Electro-encephalography (EEG) and/or the tourniquet method are routinely used to monitor seizure activity. A tourniquet method involves inflating a blood pressure cuff around an extremity to prevent the succinylcholine from reaching the periphery, allowing the psychiatrist to witness the tonic-clonic phase of the seizure. These tonic-clonic muscle contractions elicited in the leg could have dislodged the clot. The use of a tourniquet, either independently or in tandem with the seizure, might have caused dislodgment of the thrombus, as there are reported cases of clot dislodgment with use of tourniquet during lower limb surgery [7–13], though never reported with ECT. Most clinically important PEs originate from proximal DVT of the leg (popliteal, femoral, or iliac veins) [28], and with DVT’s in her femoral and popliteal veins, our patient had a potential source of emboli which was undiagnosed until later.

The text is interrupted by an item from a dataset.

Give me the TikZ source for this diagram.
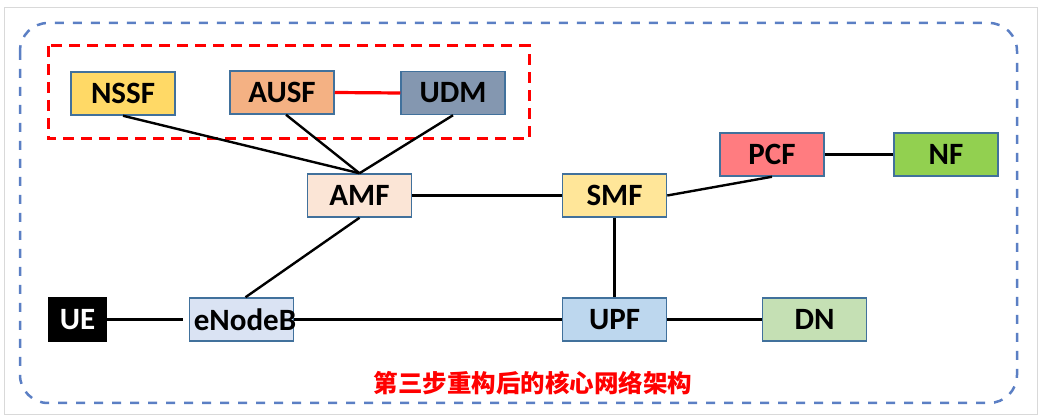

The use of a tourniquet in the upper limb rather than the lower limb to monitor seizure activity would have reduced the chances of clot dislodgement and the resulting PE, as incidence of upper limb DVT is significantly less, about 1%, in patients diagnosed of upper extremity DVT [29]. But, one should be cautious using upper limb tourniquets, especially in patients with underlying osteoporosis, as there has been a case of wrist fracture during an ECT using an upper limb tourniquet [30], in which case an ECT should preferably performed using succinylcholine and without the cuff method. Whether the five electrical stimulations given to our patient, which was more than the usual 1–3 stimulations routinely given to elicit a seizure, further or independently contributed to the dislodgement of the clot is unclear, though the possibility, however unlikely, cannot be ruled out. Adequate ventilation must be assured when higher number of restimulations are required – as mentioned earlier, hypoxia is one of known possible causes of of pulseless electrical activity [4–6].

Patients with sudden cardiac arrest of uncertain cause who have a pulseless electrical activity on initial assessment, the prevalence of pulmonary embolus is high [31]. Also, pulseless electrical activity is the most common rhythm abnormality observed during a cardiac arrest that is indicative of an underlying PE [32]. Raizes et al., reported that pulseless electrical activity was responsible for 68% of monitored in hospital deaths [33]. Since mortality following a PE is very high, thrombolysis should be initiated immediately, to achieve return of spontaneous circulation [32]. The diagnosis of an occlusive PE with a pulmonary infarct in our patient was made on the 2nd day after the arrest, as the post-arrest echocardiogram could not properly visualize the right ventricle, making her very fortunate to have survived such a massive occlusive PE with no immediate thrombolysis until later. With the mortality from a PE being extremely high, we suggest that patients who have a cardiac arrest with pulseless electrical activity as the presenting rhythm should be thoroughly investigated to rule out a PE and have thrombolysis initiated at the earliest.

We thus would like to emphasize the fact that patients with severe psychiatric illness, especially those who are elderly and have co-morbid medical conditions and have independent risk factors for PE should have a preoperative doppler for DVT [27] prior to an ECT, along with cardiac evaluation, thus reducing the incidence of PE. Also, selective use of upper limb tourniquets, instead of lower limb tourniquets, to monitor seizure activity will help minimize the occurrence of fatal thrombo-embolic phenomenon during ECT.